Write each line of the material exactly as given, from the top through the line that contains "1.028, 0.937, 1.078];", and omit all pictures.
>>>>>
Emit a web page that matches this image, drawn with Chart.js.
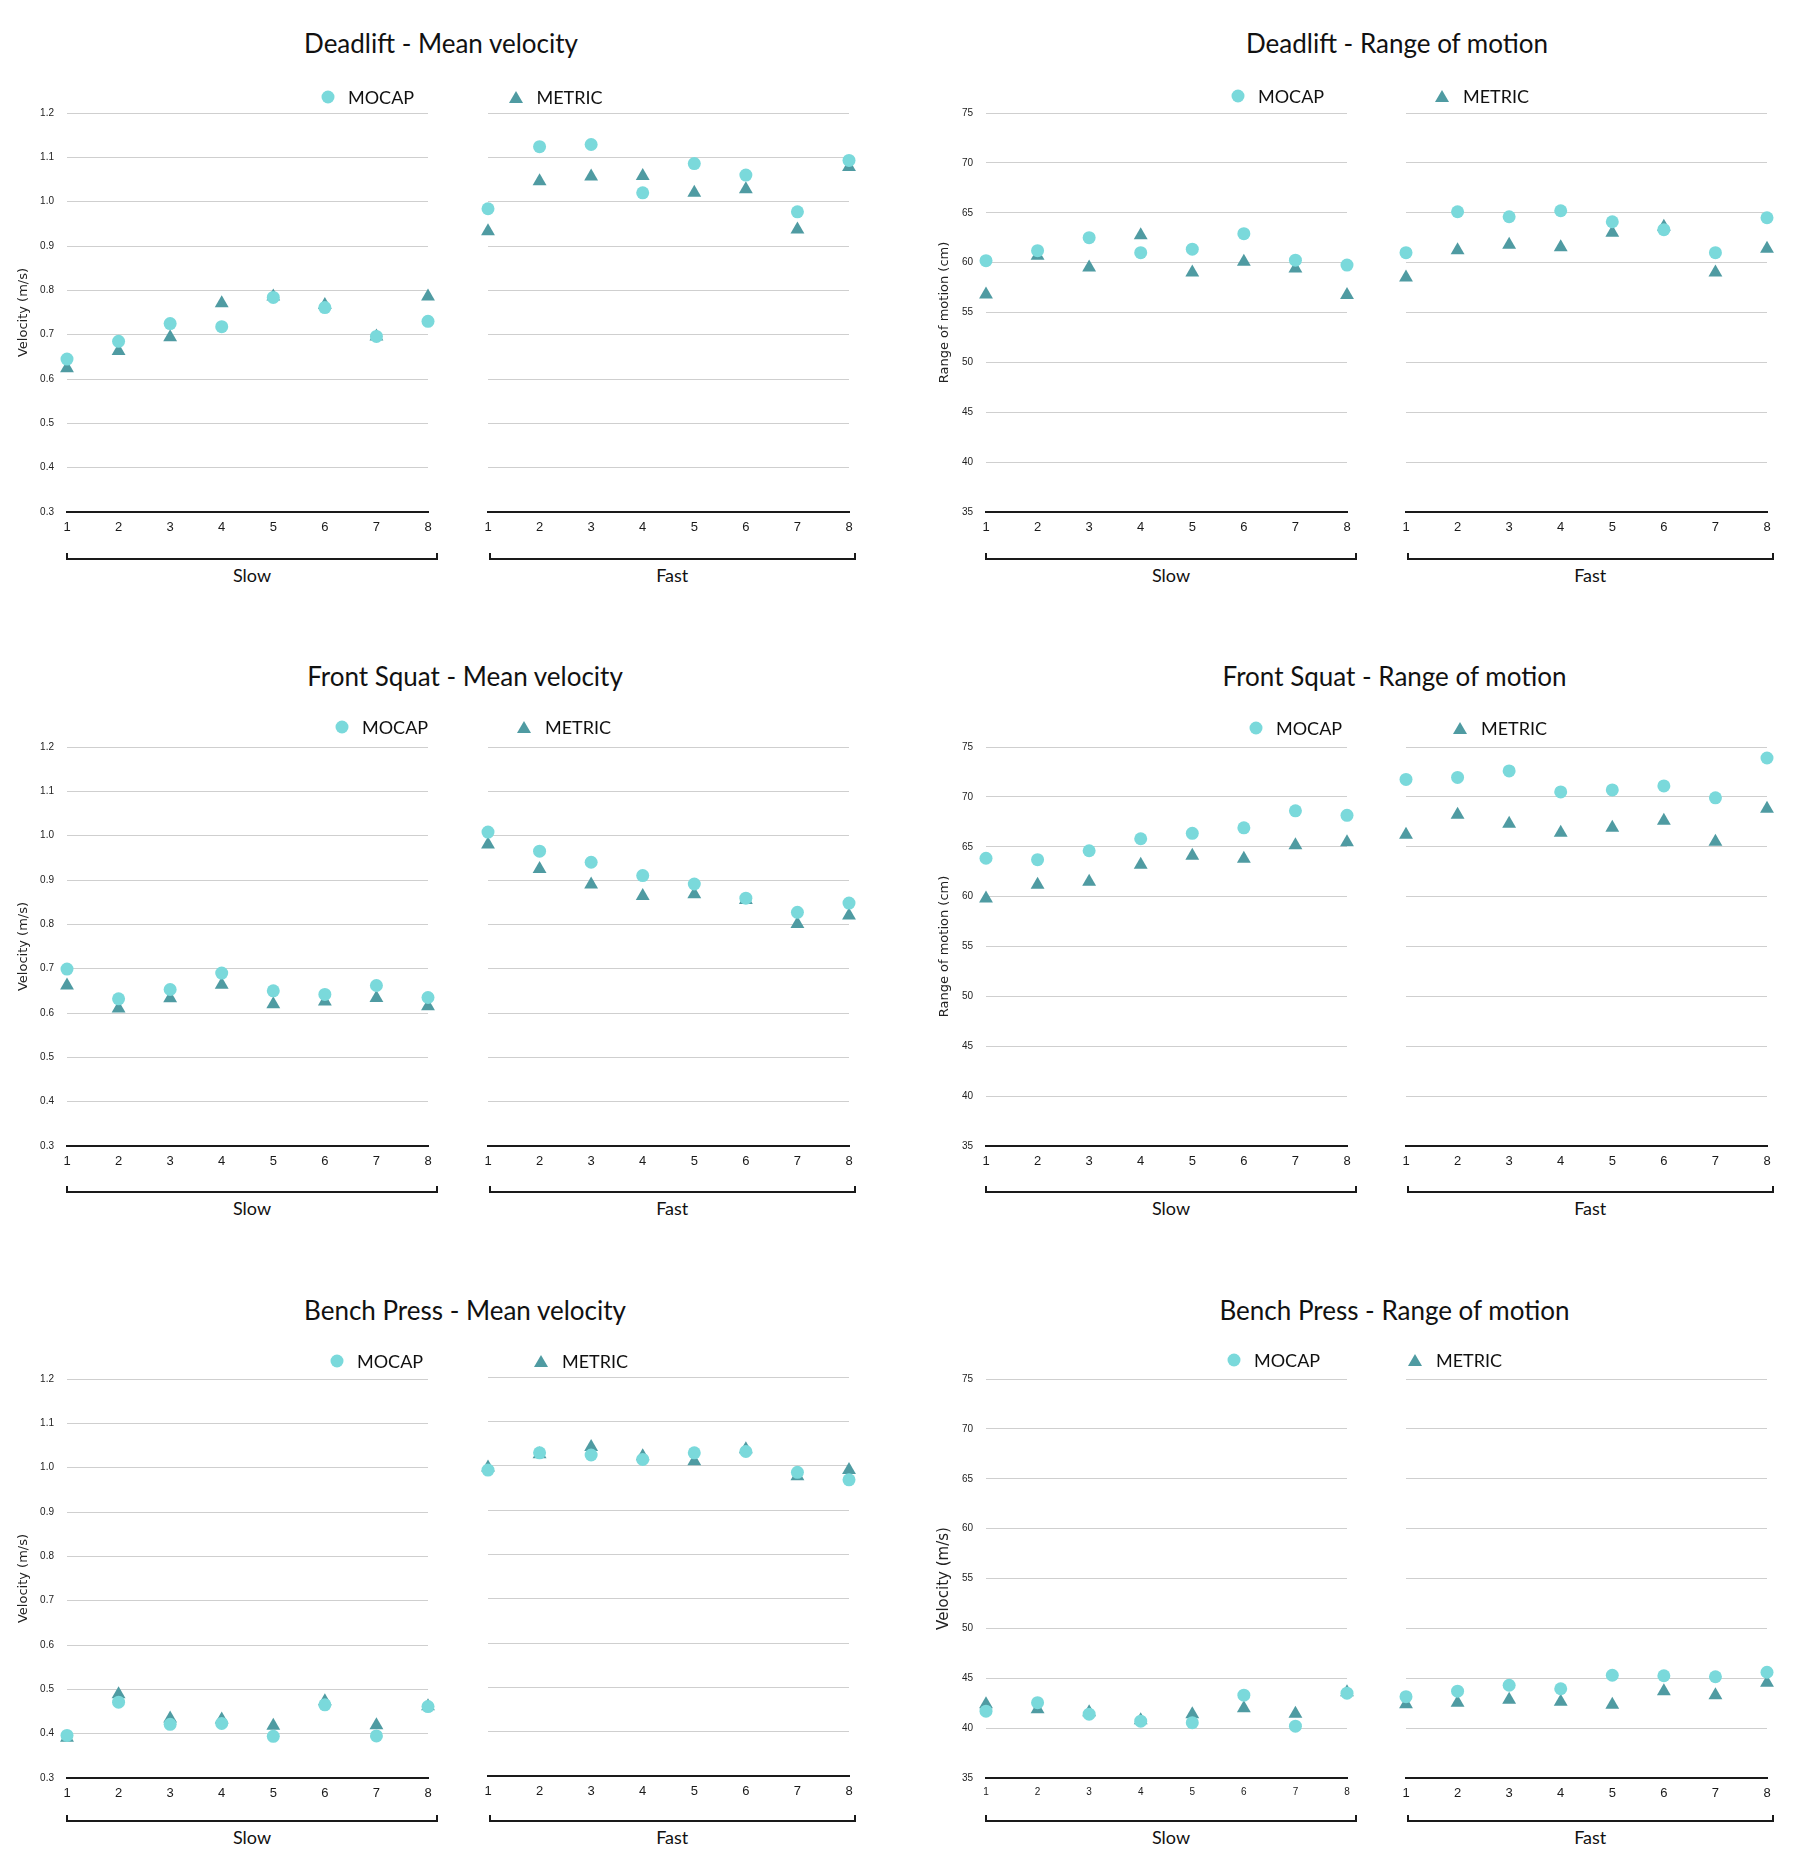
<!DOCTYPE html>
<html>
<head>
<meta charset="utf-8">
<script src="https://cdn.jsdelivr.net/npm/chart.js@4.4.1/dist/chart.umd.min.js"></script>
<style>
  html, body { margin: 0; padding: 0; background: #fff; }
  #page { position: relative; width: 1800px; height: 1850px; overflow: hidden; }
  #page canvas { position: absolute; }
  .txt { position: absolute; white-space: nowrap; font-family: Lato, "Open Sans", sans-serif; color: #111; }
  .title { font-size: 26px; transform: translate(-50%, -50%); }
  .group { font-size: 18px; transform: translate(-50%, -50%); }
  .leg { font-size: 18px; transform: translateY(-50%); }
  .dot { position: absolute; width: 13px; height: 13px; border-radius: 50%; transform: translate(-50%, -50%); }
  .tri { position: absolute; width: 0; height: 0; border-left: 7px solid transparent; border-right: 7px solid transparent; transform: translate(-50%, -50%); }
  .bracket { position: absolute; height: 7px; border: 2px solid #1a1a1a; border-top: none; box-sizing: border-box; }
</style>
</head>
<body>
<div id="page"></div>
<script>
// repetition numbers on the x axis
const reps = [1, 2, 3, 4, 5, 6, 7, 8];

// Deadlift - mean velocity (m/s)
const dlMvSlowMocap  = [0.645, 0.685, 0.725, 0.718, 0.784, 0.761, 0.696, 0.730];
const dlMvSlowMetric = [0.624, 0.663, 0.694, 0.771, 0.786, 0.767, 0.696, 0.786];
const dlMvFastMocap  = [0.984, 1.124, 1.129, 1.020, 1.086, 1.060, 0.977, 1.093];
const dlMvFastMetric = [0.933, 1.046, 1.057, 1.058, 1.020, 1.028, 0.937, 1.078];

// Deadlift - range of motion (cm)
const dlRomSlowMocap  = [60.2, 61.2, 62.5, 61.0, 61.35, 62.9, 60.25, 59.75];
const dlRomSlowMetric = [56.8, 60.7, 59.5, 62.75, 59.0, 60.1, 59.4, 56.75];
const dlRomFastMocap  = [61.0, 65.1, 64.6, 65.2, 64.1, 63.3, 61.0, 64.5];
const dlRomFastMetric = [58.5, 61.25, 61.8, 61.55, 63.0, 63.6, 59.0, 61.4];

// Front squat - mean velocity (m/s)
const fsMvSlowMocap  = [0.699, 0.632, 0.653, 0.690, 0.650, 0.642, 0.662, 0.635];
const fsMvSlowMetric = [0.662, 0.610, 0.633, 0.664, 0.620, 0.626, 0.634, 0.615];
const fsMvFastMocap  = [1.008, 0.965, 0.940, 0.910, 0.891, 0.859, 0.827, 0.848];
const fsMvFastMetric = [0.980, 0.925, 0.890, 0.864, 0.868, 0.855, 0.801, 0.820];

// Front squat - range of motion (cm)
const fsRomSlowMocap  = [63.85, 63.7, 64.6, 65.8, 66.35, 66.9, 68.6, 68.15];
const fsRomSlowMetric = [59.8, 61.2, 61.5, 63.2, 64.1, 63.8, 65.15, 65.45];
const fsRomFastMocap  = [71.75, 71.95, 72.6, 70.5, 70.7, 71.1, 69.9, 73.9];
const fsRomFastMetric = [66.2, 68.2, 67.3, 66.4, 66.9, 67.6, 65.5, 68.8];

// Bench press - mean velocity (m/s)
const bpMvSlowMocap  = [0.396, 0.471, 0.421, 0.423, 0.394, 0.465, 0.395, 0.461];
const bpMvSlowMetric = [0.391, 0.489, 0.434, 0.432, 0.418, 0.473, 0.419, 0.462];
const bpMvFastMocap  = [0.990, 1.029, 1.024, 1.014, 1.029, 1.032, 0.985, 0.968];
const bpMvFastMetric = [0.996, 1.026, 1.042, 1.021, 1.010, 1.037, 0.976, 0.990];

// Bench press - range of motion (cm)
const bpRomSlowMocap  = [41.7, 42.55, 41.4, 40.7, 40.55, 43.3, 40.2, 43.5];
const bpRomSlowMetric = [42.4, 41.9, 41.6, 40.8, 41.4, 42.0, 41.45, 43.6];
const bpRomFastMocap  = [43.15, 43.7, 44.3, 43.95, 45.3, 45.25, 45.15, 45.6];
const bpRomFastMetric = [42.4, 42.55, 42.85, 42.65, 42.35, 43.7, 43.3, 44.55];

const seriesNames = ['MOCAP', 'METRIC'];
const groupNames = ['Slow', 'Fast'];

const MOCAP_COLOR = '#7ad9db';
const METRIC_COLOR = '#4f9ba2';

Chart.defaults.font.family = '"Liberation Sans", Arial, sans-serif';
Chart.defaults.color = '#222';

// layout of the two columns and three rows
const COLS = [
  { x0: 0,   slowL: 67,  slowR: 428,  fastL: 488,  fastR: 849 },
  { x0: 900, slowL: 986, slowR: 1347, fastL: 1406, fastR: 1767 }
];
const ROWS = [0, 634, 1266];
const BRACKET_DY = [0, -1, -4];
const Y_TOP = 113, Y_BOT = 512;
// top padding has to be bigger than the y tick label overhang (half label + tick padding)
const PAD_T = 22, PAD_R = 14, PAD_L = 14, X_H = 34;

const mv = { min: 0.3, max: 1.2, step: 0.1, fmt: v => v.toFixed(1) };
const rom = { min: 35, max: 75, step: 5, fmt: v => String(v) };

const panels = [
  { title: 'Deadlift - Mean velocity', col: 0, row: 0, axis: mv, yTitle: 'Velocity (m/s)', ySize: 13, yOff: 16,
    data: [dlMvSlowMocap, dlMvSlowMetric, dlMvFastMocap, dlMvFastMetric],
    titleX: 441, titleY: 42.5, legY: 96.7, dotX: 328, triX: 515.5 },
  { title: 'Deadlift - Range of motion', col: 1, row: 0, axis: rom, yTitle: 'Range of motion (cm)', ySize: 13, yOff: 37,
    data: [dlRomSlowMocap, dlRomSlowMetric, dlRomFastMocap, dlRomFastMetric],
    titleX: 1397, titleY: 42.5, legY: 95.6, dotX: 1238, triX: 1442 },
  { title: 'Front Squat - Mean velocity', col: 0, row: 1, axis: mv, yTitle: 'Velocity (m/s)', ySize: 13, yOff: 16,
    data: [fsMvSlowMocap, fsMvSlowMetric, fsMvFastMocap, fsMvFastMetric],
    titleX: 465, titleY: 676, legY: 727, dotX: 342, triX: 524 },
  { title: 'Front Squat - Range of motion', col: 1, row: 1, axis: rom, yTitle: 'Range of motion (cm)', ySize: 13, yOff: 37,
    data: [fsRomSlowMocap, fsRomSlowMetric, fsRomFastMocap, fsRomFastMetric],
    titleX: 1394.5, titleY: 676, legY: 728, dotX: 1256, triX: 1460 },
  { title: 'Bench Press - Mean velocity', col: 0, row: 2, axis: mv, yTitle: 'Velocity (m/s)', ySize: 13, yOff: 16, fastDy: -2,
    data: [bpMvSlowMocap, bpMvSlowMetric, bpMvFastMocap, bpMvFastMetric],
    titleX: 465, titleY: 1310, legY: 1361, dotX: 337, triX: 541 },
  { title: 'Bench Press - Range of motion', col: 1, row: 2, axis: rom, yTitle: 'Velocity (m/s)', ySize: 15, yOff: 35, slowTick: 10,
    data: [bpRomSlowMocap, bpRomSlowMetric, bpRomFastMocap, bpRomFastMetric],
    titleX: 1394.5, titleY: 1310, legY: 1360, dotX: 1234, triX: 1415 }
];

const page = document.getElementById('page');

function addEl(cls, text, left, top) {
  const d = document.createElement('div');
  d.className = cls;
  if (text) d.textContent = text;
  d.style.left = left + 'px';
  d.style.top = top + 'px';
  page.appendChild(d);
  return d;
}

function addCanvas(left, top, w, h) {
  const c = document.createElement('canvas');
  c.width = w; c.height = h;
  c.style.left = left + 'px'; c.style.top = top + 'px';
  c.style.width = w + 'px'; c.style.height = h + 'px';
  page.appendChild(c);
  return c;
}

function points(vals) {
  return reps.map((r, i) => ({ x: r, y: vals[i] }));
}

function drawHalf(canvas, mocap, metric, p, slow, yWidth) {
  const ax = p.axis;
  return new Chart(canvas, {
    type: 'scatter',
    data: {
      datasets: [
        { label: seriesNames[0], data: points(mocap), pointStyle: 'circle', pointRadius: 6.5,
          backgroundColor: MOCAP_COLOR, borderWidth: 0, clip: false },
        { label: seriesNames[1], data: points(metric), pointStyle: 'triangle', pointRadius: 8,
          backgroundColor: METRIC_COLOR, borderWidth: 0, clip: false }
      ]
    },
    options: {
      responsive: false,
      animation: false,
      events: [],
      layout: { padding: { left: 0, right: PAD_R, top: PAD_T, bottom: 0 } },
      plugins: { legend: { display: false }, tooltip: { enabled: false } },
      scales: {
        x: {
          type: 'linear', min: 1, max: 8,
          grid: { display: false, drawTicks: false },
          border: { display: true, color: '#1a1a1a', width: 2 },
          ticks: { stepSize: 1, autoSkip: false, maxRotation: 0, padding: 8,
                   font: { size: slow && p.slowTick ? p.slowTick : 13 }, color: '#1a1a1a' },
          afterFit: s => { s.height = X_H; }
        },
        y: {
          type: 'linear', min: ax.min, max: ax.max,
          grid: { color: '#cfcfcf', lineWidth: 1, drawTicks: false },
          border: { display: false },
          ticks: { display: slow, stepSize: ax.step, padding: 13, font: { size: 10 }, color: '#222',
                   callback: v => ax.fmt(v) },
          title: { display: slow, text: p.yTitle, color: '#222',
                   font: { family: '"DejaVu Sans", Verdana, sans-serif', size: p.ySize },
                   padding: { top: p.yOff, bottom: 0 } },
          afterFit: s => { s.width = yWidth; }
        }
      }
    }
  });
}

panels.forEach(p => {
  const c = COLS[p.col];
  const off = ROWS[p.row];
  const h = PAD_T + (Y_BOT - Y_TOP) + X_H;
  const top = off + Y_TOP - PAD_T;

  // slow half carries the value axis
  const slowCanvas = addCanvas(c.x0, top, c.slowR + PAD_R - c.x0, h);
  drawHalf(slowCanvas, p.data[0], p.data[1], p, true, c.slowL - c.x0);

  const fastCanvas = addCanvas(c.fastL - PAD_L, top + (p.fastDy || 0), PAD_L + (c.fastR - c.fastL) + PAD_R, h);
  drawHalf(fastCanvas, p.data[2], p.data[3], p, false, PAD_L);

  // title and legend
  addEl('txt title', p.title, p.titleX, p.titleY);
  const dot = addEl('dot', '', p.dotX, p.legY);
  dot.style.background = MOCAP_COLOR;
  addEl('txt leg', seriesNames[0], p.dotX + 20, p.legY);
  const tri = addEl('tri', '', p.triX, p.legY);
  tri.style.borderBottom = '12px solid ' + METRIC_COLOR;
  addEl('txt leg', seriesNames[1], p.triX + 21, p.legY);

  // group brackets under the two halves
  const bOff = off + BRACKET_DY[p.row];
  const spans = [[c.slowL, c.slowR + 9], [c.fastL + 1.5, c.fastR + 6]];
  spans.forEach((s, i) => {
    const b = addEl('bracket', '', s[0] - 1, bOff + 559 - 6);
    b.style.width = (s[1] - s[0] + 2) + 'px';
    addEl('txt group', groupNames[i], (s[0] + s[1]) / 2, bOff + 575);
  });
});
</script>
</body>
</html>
<<<<<
CORRECT RESULT ▸
Emit a web page that matches this image, drawn with Chart.js.
<!DOCTYPE html>
<html>
<head>
<meta charset="utf-8">
<script src="https://cdn.jsdelivr.net/npm/chart.js@4.4.1/dist/chart.umd.min.js"></script>
<style>
  html, body { margin: 0; padding: 0; background: #fff; }
  #page { position: relative; width: 1800px; height: 1850px; overflow: hidden; }
  #page canvas { position: absolute; }
  .txt { position: absolute; white-space: nowrap; font-family: Lato, "Open Sans", sans-serif; color: #111; }
  .title { font-size: 26px; transform: translate(-50%, -50%); }
  .group { font-size: 18px; transform: translate(-50%, -50%); }
  .leg { font-size: 18px; transform: translateY(-50%); }
  .dot { position: absolute; width: 13px; height: 13px; border-radius: 50%; transform: translate(-50%, -50%); }
  .tri { position: absolute; width: 0; height: 0; border-left: 7px solid transparent; border-right: 7px solid transparent; transform: translate(-50%, -50%); }
  .bracket { position: absolute; height: 7px; border: 2px solid #1a1a1a; border-top: none; box-sizing: border-box; }
</style>
</head>
<body>
<div id="page"></div>
<script>
// repetition numbers on the x axis
const reps = [1, 2, 3, 4, 5, 6, 7, 8];

// Deadlift - mean velocity (m/s)
const dlMvSlowMocap  = [0.645, 0.685, 0.725, 0.718, 0.784, 0.761, 0.696, 0.730];
const dlMvSlowMetric = [0.624, 0.663, 0.694, 0.771, 0.786, 0.767, 0.696, 0.786];
const dlMvFastMocap  = [0.984, 1.124, 1.129, 1.020, 1.086, 1.060, 0.977, 1.093];
const dlMvFastMetric = [0.933, 1.046, 1.057, 1.058, 1.020, 1.028, 0.937, 1.078];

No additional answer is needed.